<<<<

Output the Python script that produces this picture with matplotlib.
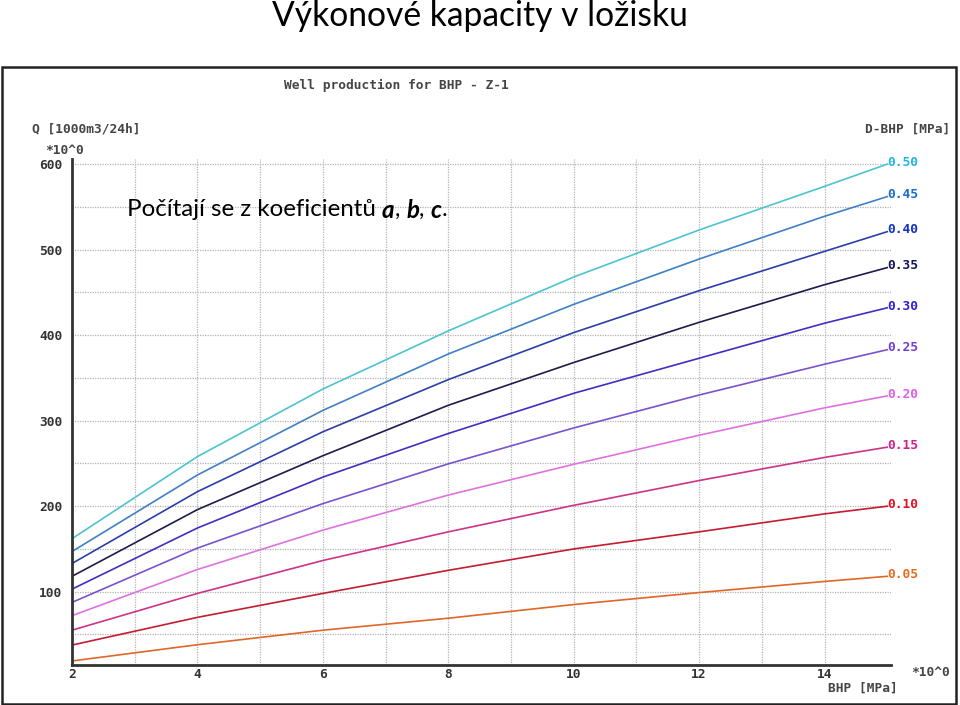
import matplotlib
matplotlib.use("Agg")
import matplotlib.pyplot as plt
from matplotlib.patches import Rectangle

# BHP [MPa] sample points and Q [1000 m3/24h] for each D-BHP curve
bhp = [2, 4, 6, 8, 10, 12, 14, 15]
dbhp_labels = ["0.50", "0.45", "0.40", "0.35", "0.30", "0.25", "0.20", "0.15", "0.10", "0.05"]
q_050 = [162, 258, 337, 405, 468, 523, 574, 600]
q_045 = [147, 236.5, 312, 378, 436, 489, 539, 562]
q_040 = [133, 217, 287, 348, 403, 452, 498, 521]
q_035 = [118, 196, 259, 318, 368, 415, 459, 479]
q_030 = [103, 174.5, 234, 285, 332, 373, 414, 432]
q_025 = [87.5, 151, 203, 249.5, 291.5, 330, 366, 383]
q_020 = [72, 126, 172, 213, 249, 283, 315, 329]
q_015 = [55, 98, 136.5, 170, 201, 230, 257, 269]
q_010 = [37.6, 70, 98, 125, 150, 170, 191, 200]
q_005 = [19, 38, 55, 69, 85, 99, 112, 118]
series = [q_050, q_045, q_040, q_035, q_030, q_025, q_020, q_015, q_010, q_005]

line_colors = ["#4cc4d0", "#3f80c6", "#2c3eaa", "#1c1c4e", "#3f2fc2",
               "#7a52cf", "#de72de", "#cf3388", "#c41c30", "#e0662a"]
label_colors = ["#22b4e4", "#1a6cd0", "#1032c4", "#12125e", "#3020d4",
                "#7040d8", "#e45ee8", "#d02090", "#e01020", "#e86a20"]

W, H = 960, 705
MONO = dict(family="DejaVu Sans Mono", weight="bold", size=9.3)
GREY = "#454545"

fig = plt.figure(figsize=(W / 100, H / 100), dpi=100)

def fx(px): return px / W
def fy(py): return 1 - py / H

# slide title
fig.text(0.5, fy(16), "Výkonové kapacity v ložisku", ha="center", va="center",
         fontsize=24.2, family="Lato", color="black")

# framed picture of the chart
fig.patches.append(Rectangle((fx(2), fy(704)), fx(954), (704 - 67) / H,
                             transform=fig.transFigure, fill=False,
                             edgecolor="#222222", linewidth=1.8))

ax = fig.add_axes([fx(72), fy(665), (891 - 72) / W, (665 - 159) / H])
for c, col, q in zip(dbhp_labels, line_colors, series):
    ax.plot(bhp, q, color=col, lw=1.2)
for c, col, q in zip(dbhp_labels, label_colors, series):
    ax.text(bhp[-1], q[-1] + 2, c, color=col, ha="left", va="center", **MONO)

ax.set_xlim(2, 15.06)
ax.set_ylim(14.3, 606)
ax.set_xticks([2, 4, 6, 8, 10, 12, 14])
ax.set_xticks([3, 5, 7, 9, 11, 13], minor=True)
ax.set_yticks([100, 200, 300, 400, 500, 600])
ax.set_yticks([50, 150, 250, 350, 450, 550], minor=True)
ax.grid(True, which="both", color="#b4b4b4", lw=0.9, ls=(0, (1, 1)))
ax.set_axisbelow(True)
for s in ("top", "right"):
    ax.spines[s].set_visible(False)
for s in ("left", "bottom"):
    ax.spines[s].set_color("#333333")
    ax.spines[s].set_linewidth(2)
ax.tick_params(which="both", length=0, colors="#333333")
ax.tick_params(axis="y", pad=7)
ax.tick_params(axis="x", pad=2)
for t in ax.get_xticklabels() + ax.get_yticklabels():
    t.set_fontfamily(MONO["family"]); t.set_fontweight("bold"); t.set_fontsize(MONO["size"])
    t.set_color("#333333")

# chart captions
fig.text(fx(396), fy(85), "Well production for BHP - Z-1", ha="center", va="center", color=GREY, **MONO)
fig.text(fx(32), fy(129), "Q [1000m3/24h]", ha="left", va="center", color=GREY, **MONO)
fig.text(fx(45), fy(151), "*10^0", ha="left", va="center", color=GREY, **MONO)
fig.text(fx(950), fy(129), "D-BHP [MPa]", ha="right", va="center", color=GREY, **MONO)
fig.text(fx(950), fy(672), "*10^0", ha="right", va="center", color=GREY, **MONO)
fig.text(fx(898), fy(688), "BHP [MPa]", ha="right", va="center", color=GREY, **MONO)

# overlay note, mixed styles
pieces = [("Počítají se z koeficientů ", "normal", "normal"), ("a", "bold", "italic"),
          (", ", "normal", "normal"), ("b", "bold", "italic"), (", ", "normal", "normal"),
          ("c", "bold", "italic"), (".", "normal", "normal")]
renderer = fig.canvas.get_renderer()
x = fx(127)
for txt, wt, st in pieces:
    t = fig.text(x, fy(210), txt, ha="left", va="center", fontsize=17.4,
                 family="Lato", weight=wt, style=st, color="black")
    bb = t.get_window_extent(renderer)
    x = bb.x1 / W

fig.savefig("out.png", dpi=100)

>>>>

__What you have to do__: Return nothing but the lines running from the start of the data to the line with "from matplotlib.patches import Rectangle", please, both ends included and no pictures.

__Answer to the exercise__:
Output the Python script that produces this picture with matplotlib.
import matplotlib
matplotlib.use("Agg")
import matplotlib.pyplot as plt
from matplotlib.patches import Rectangle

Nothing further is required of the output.